In Hedberg’s days as an opener, his laconic, low-energy stage presence didn’t always play well. “A guy with Mitch’s pitch and cadence wasn’t really the best thing for warming up a roomful of strangers,” says Geof Wills, a comedy booker for Bill Graham Presents. “I used to get letters complaining that he wasn’t funny and that he’d never go anywhere in this business.”

In 1998, though, his performance at the Just for Laughs Comedy Festival in Montreal had network executives and other industry professionals dreaming up all kinds of ambitious itineraries for him. Hedberg’s quirky slacker persona wasn’t typical mainstream fare, but at the same time, his appeal cut across all demographics. His act wasn’t political; it wasn’t gross or sexually explicit. Instead, he made sweetly absurd jokes like “Rice is great if you’re hungry and want two thousand of something.”

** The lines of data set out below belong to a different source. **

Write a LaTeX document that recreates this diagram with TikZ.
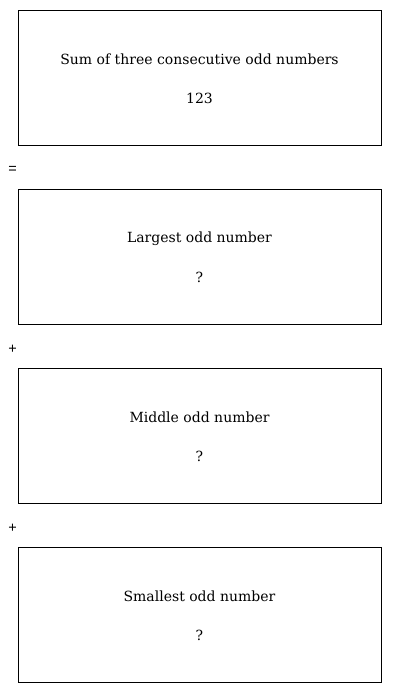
\documentclass[tikz,border=0pt]{standalone}
\usepackage{fontspec}
\setmainfont{DejaVu Serif}
\setsansfont{Liberation Sans}
\usepackage{tikz}

\tikzset{
  partbox/.style={draw, line width=0.9pt, minimum width=363pt, minimum height=135pt, inner sep=0pt},
  parttext/.style={font=\fontsize{14}{16}\selectfont, inner sep=0pt},
  opsign/.style={font=\sffamily\fontsize{14.5}{16}\selectfont, inner sep=0pt}
}

\begin{document}
\begin{tikzpicture}[x=1pt, y=-1pt]
    \useasboundingbox (0, 0) rectangle (400, 693);
    \node[partbox] (sumbox) at (199.5, 77.5) {};
    \node[parttext] (sumtitle) at (199.5, 59.5) {Sum of three consecutive odd numbers};
    \node[parttext] (sumvalue) at (199.5, 98.5) {123};
    \node[opsign] (equals) at (12.5, 170) {=};
    \node[partbox] (largebox) at (199.5, 256.5) {};
    \node[parttext] (largetitle) at (199.5, 238.5) {Largest odd number};
    \node[parttext] (largevalue) at (199.5, 277.5) {?};
    \node[opsign] (plusone) at (12.5, 349) {+};
    \node[partbox] (middlebox) at (199.5, 435.5) {};
    \node[parttext] (middletitle) at (199.5, 417.5) {Middle odd number};
    \node[parttext] (middlevalue) at (199.5, 456.5) {?};
    \node[opsign] (plustwo) at (12.5, 528) {+};
    \node[partbox] (smallbox) at (199.5, 614.5) {};
    \node[parttext] (smalltitle) at (199.5, 596.5) {Smallest odd number};
    \node[parttext] (smallvalue) at (199.5, 635.5) {?};
  \end{tikzpicture}
\end{document}
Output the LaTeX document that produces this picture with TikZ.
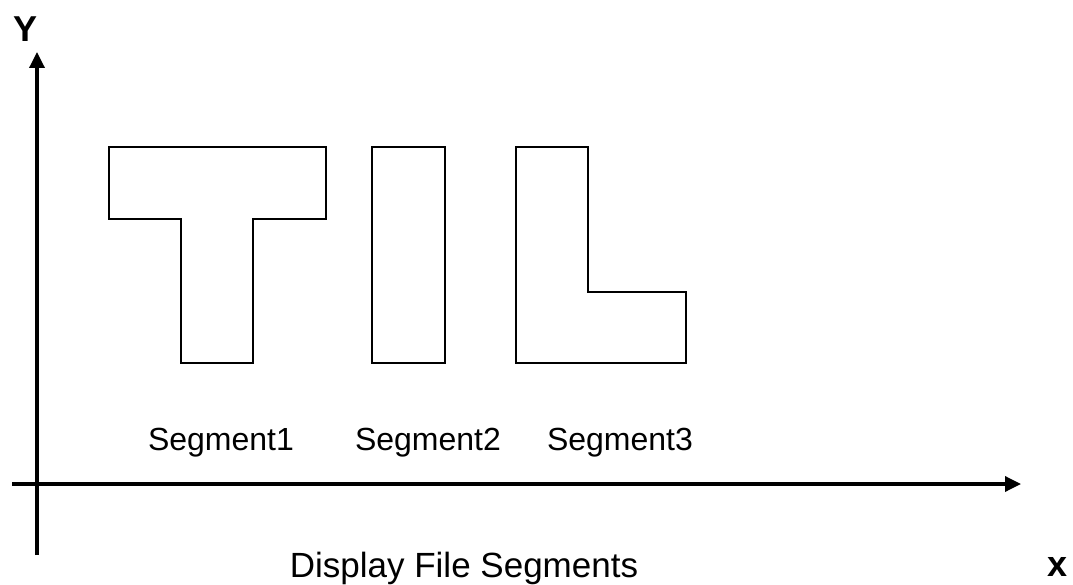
\documentclass[tikz,border=0pt]{standalone}
\usepackage{fontspec}
\setmainfont{Liberation Sans}
\usetikzlibrary{arrows.meta}
\tikzset{
  axis/.style={line width=3.4pt,-{Triangle[length=16pt,width=15pt]}},
  seg/.style={draw=black,line width=1.5pt,line join=miter},
  seglabel/.style={inner sep=0pt,anchor=base,font=\fontsize{32}{36}\selectfont},
  caption/.style={inner sep=0pt,anchor=base,font=\fontsize{35}{40}\selectfont},
  axislabel/.style={inner sep=0pt,anchor=base,font=\fontsize{36}{40}\selectfont\bfseries}
}
\begin{document}
\begin{tikzpicture}[x=1pt,y=-1pt]
\useasboundingbox (0,0) rectangle (1073,585);
% axes
\coordinate (yb) at (37,555);
\coordinate (yt) at (37,52);
\coordinate (xl) at (12,484);
\coordinate (xr) at (1021,484);
\draw[axis] (yb) -- (yt);
\draw[axis] (xl) -- (xr);
\node[axislabel] (ylab) at (26,42) {Y};
\node[axislabel] (xlab) at (1057,576) {x};
% segments
\draw[seg] (109,147) -- (326,147) -- (326,219) -- (253,219) -- (253,363) -- (181,363) -- (181,219) -- (109,219) -- cycle;
\draw[seg] (372,147) rectangle (445,363);
\draw[seg] (516,147) -- (588,147) -- (588,292) -- (686,292) -- (686,363) -- (516,363) -- cycle;
% labels
\node[seglabel] (s1) at (221,450) {Segment1};
\node[seglabel] (s2) at (428,450) {Segment2};
\node[seglabel] (s3) at (620,450) {Segment3};
\node[caption] (cap) at (464,577) {Display File Segments};
\end{tikzpicture}
\end{document}
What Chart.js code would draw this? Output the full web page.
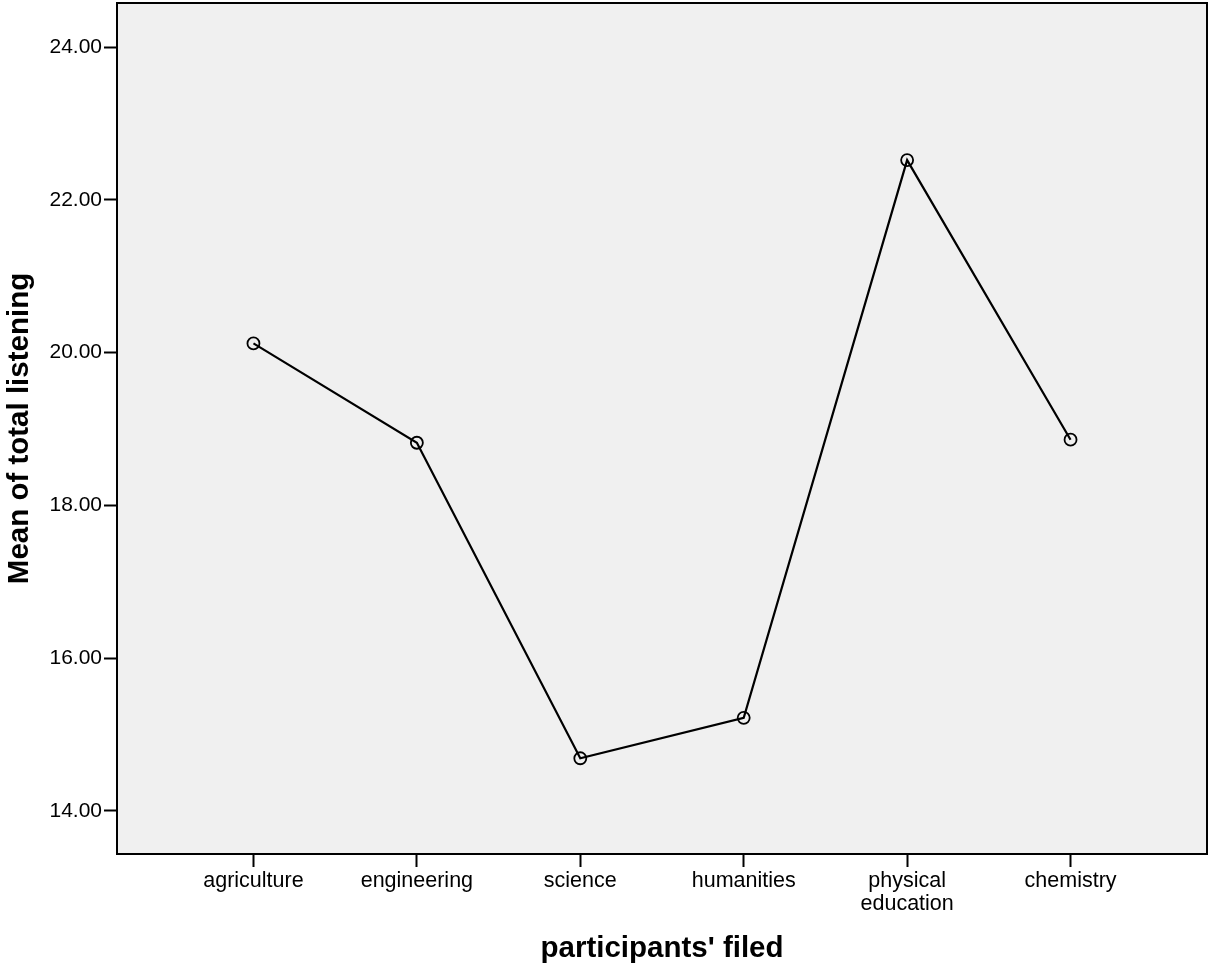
<!DOCTYPE html>
<html>
<head>
<meta charset="utf-8">
<script src="https://cdn.jsdelivr.net/npm/chart.js@4"></script>
<style>
  html, body { margin: 0; padding: 0; background: #fff; }
  #wrap { width: 1209px; height: 969px; }
</style>
</head>
<body>
<div id="wrap"><canvas id="grafico"></canvas></div>
<script>
// Datos del gráfico
const campos = ['agriculture', 'engineering', 'science', 'humanities', 'physical education', 'chemistry'];
const medias = [20.12, 18.82, 14.69, 15.22, 22.52, 18.86];
const ticksY = [14, 16, 18, 20, 22, 24];

const fuente = "'Liberation Sans', Arial, sans-serif";

// Fondo gris y marco alrededor del área del gráfico
const marco = {
    id: 'marco',
    beforeDraw(chart) {
        const { ctx, chartArea: a } = chart;
        ctx.save();
        ctx.fillStyle = '#f0f0f0';
        ctx.fillRect(a.left, a.top, a.right - a.left, a.bottom - a.top);
        ctx.restore();
    },
    afterDraw(chart) {
        const { ctx, chartArea: a } = chart;
        ctx.save();
        ctx.strokeStyle = '#000';
        ctx.lineWidth = 2;
        ctx.strokeRect(a.left, a.top, a.right - a.left, a.bottom - a.top);
        ctx.restore();
    }
};

// Quitar el relleno extra que Chart.js reserva para las etiquetas
function sinRelleno(axis) {
    axis.paddingTop = 0;
    axis.paddingBottom = 0;
    axis.paddingLeft = 0;
    axis.paddingRight = 0;
}

let ctx = document.getElementById('grafico').getContext('2d');
new Chart(ctx, {
    type: 'line',
    data: {
        datasets: [{
            data: medias.map((v, i) => ({ x: i, y: v })),
            borderColor: '#000',
            borderWidth: 2.2,
            pointRadius: 6,
            pointBorderWidth: 1.8,
            pointBorderColor: '#000',
            pointBackgroundColor: 'rgba(0,0,0,0)',
            tension: 0,
            fill: false
        }]
    },
    options: {
        responsive: true,
        maintainAspectRatio: false,
        animation: false,
        layout: { autoPadding: false, padding: { top: 3, right: 2, left: 0, bottom: 0 } },
        plugins: {
            legend: { display: false },
            tooltip: { enabled: false }
        },
        scales: {
            x: {
                type: 'linear',
                min: -0.835,
                max: 5.835,
                afterBuildTicks: axis => { axis.ticks = campos.map((c, i) => ({ value: i })); },
                afterFit: axis => { axis.height = 115; sinRelleno(axis); },
                grid: { drawOnChartArea: false, tickLength: 13, tickColor: '#000', tickWidth: 2 },
                border: { color: '#000', width: 2 },
                ticks: {
                    padding: 3,
                    color: '#000',
                    maxRotation: 0,
                    autoSkip: false,
                    font: { family: fuente, size: 21.5, lineHeight: 1.05 },
                    callback: v => {
                        const c = campos[v];
                        if (!c) return '';
                        return c === 'physical education' ? ['physical', 'education'] : c;
                    }
                },
                title: {
                    display: true,
                    text: "participants' filed",
                    color: '#000',
                    font: { family: fuente, size: 29.5, weight: 'bold' },
                    padding: { top: 10, bottom: 2 }
                }
            },
            y: {
                min: 13.437,
                max: 24.576,
                afterBuildTicks: axis => { axis.ticks = ticksY.map(v => ({ value: v })); },
                afterFit: axis => { axis.width = 117; sinRelleno(axis); },
                grid: { drawOnChartArea: false, tickLength: 13, tickColor: '#000', tickWidth: 2 },
                border: { color: '#000', width: 2 },
                ticks: {
                    padding: 2,
                    color: '#000',
                    font: { family: fuente, size: 21 },
                    callback: v => v.toFixed(2)
                },
                title: {
                    display: true,
                    text: 'Mean of total listening',
                    color: '#000',
                    font: { family: fuente, size: 29.5, weight: 'bold' },
                    padding: { top: 2, bottom: 4 }
                }
            }
        }
    },
    plugins: [marco]
});
</script>
</body>
</html>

“Usually if you can please everybody, it’s because you’re not doing anything unique,” says Stanhope. “But Mitch was unique, and he still had mass appeal.” Sensing his potential, Fox signed him to a sitcom development deal reportedly worth $500,000. Comedy Central gave him a half-hour special, and he made frequent appearances on Late Show With David Letterman. In 1999, he released his first CD, Strategic Grill Locations. Los Enchiladas!, a feature film he wrote, directed and starred in, debuted at the Sundance Film Festival the same year.

The movie, described as “Clerkslite” by Variety, failed to find a distributor. Nothing ever materialized out of the Fox deal, either. While Hedberg’s profile in the standup comedy world continued to grow, his status as the next big crossover comedy star waned. And according to those who know him, that was fine with him. “Even when he had the sitcom deal, he mostly talked about how it could help his standup career,” says comedian Kathleen Roll.